Using Azure Databricks CLI

To get started with Microsoft Azure Databricks, log into your Azure portal. If you do not have an Azure subscription, create a free account before you begin.

Azure Databricks has two REST APIs for versions 2.0 and 1.2. These APIs allow general administration and management for different areas of your Databricks environment. In order to simplify ad-hoc tasks and manipulating content, Databricks has created a command line interface CLI. In this post we will install the CLI and perform common tasks.

Databricks command line interface allows for quick and easy interaction with the Databricks REST API. It is organized into the following sections: Workspace, Clusters, Groups, Jobs, Libraries, and Secrets. In this post we will review each command section and examples for each. To get started with Databricks CLI you will need to have Python installed on your machine and a Databricks cluster.

Install Databricks CLI

The requirements for Databricks CLI is Python 2.7.9 and above or Python 3.6 and above needs to be installed. Then use pip install databricks-cli to install the package and any dependencies.  Before working with Databricks CLI you will need to set up authentication. Please follow the instructions to set up a personal access token. Once you have a token run the command

databricks configure --token

You will be prompted for the Databricks Host and in my case it was the following: https://eastus2.azuredatabricks.net/. The next step is to paste in the personal access token. This will complete the installation process. In order to verify everything is set up properly we can test the next command.

Workspaces

A workspace is the root folder for the Databrick’s environment. Your organization can store all notebooks and assets. By default Workspaces are available to all users, but each user has a private home folder. With the databricks cli, you can manage assets within the Workspace.

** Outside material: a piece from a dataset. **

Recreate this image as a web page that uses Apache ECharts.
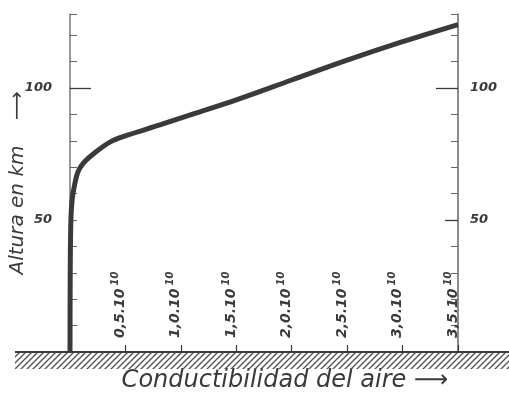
<!DOCTYPE html>
<html>
<head>
<meta charset="utf-8">
<script src="https://cdn.jsdelivr.net/npm/echarts@6/dist/echarts.min.js"></script>
<style>
  html, body { margin: 0; padding: 0; background: #fff; }
  #chart { width: 509px; height: 400px; }
</style>
</head>
<body>
<div id="chart"></div>
<script>
// conductividad (x 10^10) y altura (km)
var conductividad = [0, 0.002, 0.008, 0.02, 0.04, 0.07, 0.12, 0.21, 0.36, 0.51, 0.81, 1.1, 1.5, 2.0, 2.5, 3.0, 3.5];
var altura = [0, 30, 50, 58, 63, 68, 71.5, 75, 79.5, 82, 86, 90, 95.5, 103, 110.5, 117.5, 124];

var xTickValues = [0.5, 1.0, 1.5, 2.0, 2.5, 3.0, 3.5];
var xTickLabels = ['0,5.10', '1,0.10', '1,5.10', '2,0.10', '2,5.10', '3,0.10', '3,5.10'];
var xTickExp = '10';
var yTickValues = [50, 100];
var yTickLabels = ['50', '100'];

var ink = '#3a3a3a';
var fontFam = 'DejaVu Sans';

// trama rayada del suelo
function hatchPattern() {
  var c = document.createElement('canvas');
  c.width = 6; c.height = 6;
  var ctx = c.getContext('2d');
  ctx.strokeStyle = '#555';
  ctx.lineWidth = 1.4;
  ctx.beginPath();
  ctx.moveTo(-1, 7); ctx.lineTo(7, -1);
  ctx.moveTo(-4, 4); ctx.lineTo(4, -4);
  ctx.moveTo(2, 10); ctx.lineTo(10, 2);
  ctx.stroke();
  return c;
}

function yLabel(v) {
  var i = yTickValues.indexOf(v);
  return i >= 0 ? yTickLabels[i] : '';
}

var myChart = echarts.init(document.getElementById('chart'));

// ejes auxiliares solo para las marcas largas
function extraAxis(pos, values, len) {
  return {
    type: 'value', position: pos, min: 0, max: 128,
    axisLine: { show: false },
    axisTick: { show: true, inside: true, length: len, customValues: values, lineStyle: { color: ink, width: 1.3 } },
    axisLabel: { show: false },
    splitLine: { show: false }
  };
}

var option = {
  backgroundColor: '#fff',
  animation: false,
  grid: { left: 70, right: 51, top: 14, bottom: 48, containLabel: false, outerBoundsMode: 'none' },
  xAxis: {
    type: 'value',
    min: 0, max: 3.5, interval: 0.5,
    name: 'Conductibilidad del aire ⟶',
    nameLocation: 'middle',
    nameGap: 17,
    nameMoveOverlap: false,
    nameTextStyle: { fontFamily: fontFam, fontStyle: 'italic', fontSize: 24, color: ink, padding: [0, 0, 0, 42] },
    axisLine: { lineStyle: { color: ink, width: 2 } },
    axisTick: { inside: true, length: 7, lineStyle: { color: ink, width: 1.2 } },
    axisLabel: {
      inside: true, rotate: 90, margin: 14,
      verticalAlign: 'bottom',
      formatter: function (v) {
        var i = xTickValues.indexOf(v);
        return i >= 0 ? '{b|' + xTickLabels[i] + '}{s|' + xTickExp + '}' : '';
      },
      rich: {
        b: { fontFamily: fontFam, fontStyle: 'italic', fontSize: 14, lineHeight: 10, color: ink, fontWeight: 'bold' },
        s: { fontFamily: fontFam, fontStyle: 'italic', fontSize: 10, lineHeight: 10, color: ink, fontWeight: 'bold', padding: [0, 0, 10, 3] }
      }
    },
    splitLine: { show: false }
  },
  yAxis: [
    {
      type: 'value', position: 'left', min: 0, max: 128, interval: 10,
      name: 'Altura en km    ⟶',
      nameLocation: 'middle', nameRotate: 90, nameGap: 42,
      nameMoveOverlap: false,
      nameTextStyle: { fontFamily: fontFam, fontStyle: 'italic', fontSize: 20, color: ink },
      axisLine: { show: true, lineStyle: { color: '#777', width: 1.5 } },
      axisTick: { show: true, inside: true, length: 7, lineStyle: { color: '#666', width: 1 } },
      axisLabel: { margin: 18, fontFamily: fontFam, fontStyle: 'italic', fontWeight: 'bold', fontSize: 13, color: ink, formatter: yLabel },
      splitLine: { show: false }
    },
    {
      type: 'value', position: 'right', min: 0, max: 128, interval: 10,
      axisLine: { show: true, lineStyle: { color: '#666', width: 1.5 } },
      axisTick: { show: true, inside: true, length: 7, lineStyle: { color: '#666', width: 1 } },
      axisLabel: { margin: 12, fontFamily: fontFam, fontStyle: 'italic', fontWeight: 'bold', fontSize: 13, color: ink, formatter: yLabel },
      splitLine: { show: false }
    },
    extraAxis('left', [100], 21),
    extraAxis('right', [50], 13),
    extraAxis('right', [100], 22)
  ],
  graphic: [
    {
      type: 'rect', z: 5,
      shape: { x: 15, y: 353, width: 494, height: 16 },
      style: { fill: { image: hatchPattern(), repeat: 'repeat' } }
    },
    {
      type: 'line', z: 6,
      shape: { x1: 15, y1: 352, x2: 509, y2: 352 },
      style: { stroke: ink, lineWidth: 2 }
    }
  ],
  series: [
    {
      type: 'line',
      xAxisIndex: 0, yAxisIndex: 0,
      data: conductividad.map(function (c, i) { return [c, altura[i]]; }),
      smooth: 0.35,
      showSymbol: false,
      lineStyle: { color: ink, width: 5 },
      z: 4
    }
  ]
};
myChart.setOption(option);
</script>
</body>
</html>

To add an existing notebook to the Workspace, the following command will perform that action and return the result. After the import option the SOURCE_PATH is listed and then the TARGET_PATH. The -l option is to specify the language of the file.

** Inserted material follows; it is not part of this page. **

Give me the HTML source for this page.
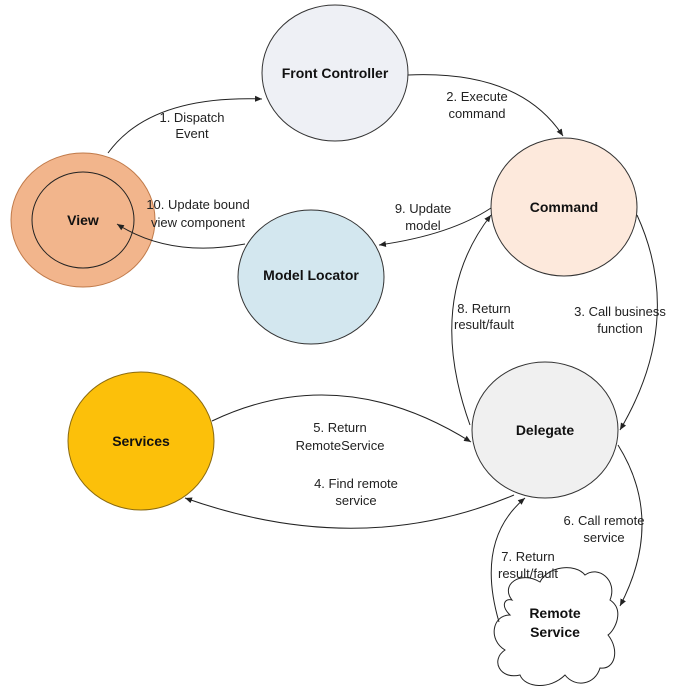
<!DOCTYPE html>
<html><head><meta charset="utf-8"><style>
html,body{margin:0;padding:0;background:#fff;}
svg{display:block}
text{font-family:"Liberation Sans",Arial,sans-serif;font-size:13px;fill:#222;}
.b{font-weight:bold;font-size:14px;fill:#111;}
.l{fill:none;stroke:#222;stroke-width:1;}
</style></head><body>
<svg width="686" height="693" viewBox="0 0 686 693" xmlns="http://www.w3.org/2000/svg">
<defs>
<marker id="a" markerWidth="8" markerHeight="8" refX="7" refY="4" orient="auto" markerUnits="userSpaceOnUse">
<path d="M0,1 L7,4 L0,7 z" fill="#222"/></marker>
</defs>
<!-- nodes -->
<ellipse cx="335" cy="73" rx="73" ry="68" fill="#eef0f5" stroke="#333"/>
<ellipse cx="83" cy="220" rx="72" ry="67" fill="#f2b58c" stroke="#c07a4a"/>
<ellipse cx="83" cy="220" rx="51" ry="48" fill="#f2b58c" stroke="#222"/>
<ellipse cx="564" cy="207" rx="73" ry="69" fill="#fde9dc" stroke="#333"/>
<ellipse cx="311" cy="277" rx="73" ry="67" fill="#d3e7ef" stroke="#333"/>
<ellipse cx="545" cy="430" rx="73" ry="68" fill="#f0f0f0" stroke="#333"/>
<ellipse cx="141" cy="441" rx="73" ry="69" fill="#fcc00a" stroke="#8a6a10"/>
<path d="M512,600 C500,585 520,570 540,582 C548,566 575,563 585,575 C598,565 618,580 610,600 C625,610 615,630 608,635 C620,650 615,670 600,668 C595,685 575,688 565,675 C550,690 525,688 520,675 C500,680 490,660 505,650 C488,640 492,615 510,615 C500,605 505,598 512,600 Z" fill="#fff" stroke="#222"/>
<!-- connectors -->
<path class="l" d="M108,153 Q150,95 262,99" marker-end="url(#a)"/>
<path class="l" d="M408,75 Q520,70 563,136" marker-end="url(#a)"/>
<path class="l" d="M491,208 Q450,235 379,245" marker-end="url(#a)"/>
<path class="l" d="M245,244 Q170,258 117,224" marker-end="url(#a)"/>
<path class="l" d="M637,215 Q685,320 620,430" marker-end="url(#a)"/>
<path class="l" d="M470,425 Q425,300 491,215" marker-end="url(#a)"/>
<path class="l" d="M212,421 Q340,360 471,442" marker-end="url(#a)"/>
<path class="l" d="M514,495 Q360,560 185,498" marker-end="url(#a)"/>
<path class="l" d="M618,445 Q665,520 620,606" marker-end="url(#a)"/>
<path class="l" d="M499,622 Q475,540 525,498" marker-end="url(#a)"/>
<!-- node labels -->
<text class="b" x="335" y="78" text-anchor="middle">Front Controller</text>
<text class="b" x="83" y="225" text-anchor="middle">View</text>
<text class="b" x="564" y="212" text-anchor="middle">Command</text>
<text class="b" x="311" y="280" text-anchor="middle">Model Locator</text>
<text class="b" x="545" y="435" text-anchor="middle">Delegate</text>
<text class="b" x="141" y="446" text-anchor="middle">Services</text>
<text class="b" x="555" y="618" text-anchor="middle">Remote</text>
<text class="b" x="555" y="637" text-anchor="middle">Service</text>
<!-- edge labels -->
<text x="192" y="122" text-anchor="middle">1. Dispatch</text>
<text x="192" y="138" text-anchor="middle">Event</text>
<text x="477" y="101" text-anchor="middle">2. Execute</text>
<text x="477" y="118" text-anchor="middle">command</text>
<text x="198" y="209" text-anchor="middle">10. Update bound</text>
<text x="198" y="227" text-anchor="middle">view component</text>
<text x="423" y="213" text-anchor="middle">9. Update</text>
<text x="423" y="230" text-anchor="middle">model</text>
<text x="484" y="313" text-anchor="middle">8. Return</text>
<text x="484" y="329" text-anchor="middle">result/fault</text>
<text x="620" y="316" text-anchor="middle">3. Call business</text>
<text x="620" y="333" text-anchor="middle">function</text>
<text x="340" y="432" text-anchor="middle">5. Return</text>
<text x="340" y="450" text-anchor="middle">RemoteService</text>
<text x="356" y="488" text-anchor="middle">4. Find remote</text>
<text x="356" y="505" text-anchor="middle">service</text>
<text x="604" y="525" text-anchor="middle">6. Call remote</text>
<text x="604" y="542" text-anchor="middle">service</text>
<text x="528" y="561" text-anchor="middle">7. Return</text>
<text x="528" y="578" text-anchor="middle">result/fault</text>
</svg>
</body></html>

databricks workspace import test.py /qa/test -l PYTHON

Now that we have imported a Python file, we can verify it exists by running the following command. This will show all files and folders in the qa folder.

databricks workspace list /qa

In addition, we can delete, export, and mkdirs using similar commands as the above import command.

Clusters

Cluster commands allow for management of Databricks clusters. When creating a cluster it is required to submit a json file or a json string. In the following example it shows what a command would look like to create a cluster. The cluster json file contents is listed afterwards.

databricks clusters create --json-file cluster.json
{
"cluster_name": "demo-cluster",
"spark_version": "5.1.x-scala2.11",
"node_type_id": "Standard_DS3_v2",
"autoscale" : {
"min_workers": 2,
"max_workers": 8
}
}

Groups

Groups API allows for management of grouping users. Members can be added and removed from a group. Groups can be created, deleted, and listed. Group permissions are only available in the Databricks Operational Security Package. Currently this an add-on package in AWS, but is built into the cost with Azure. The following command will list all members in the admins group.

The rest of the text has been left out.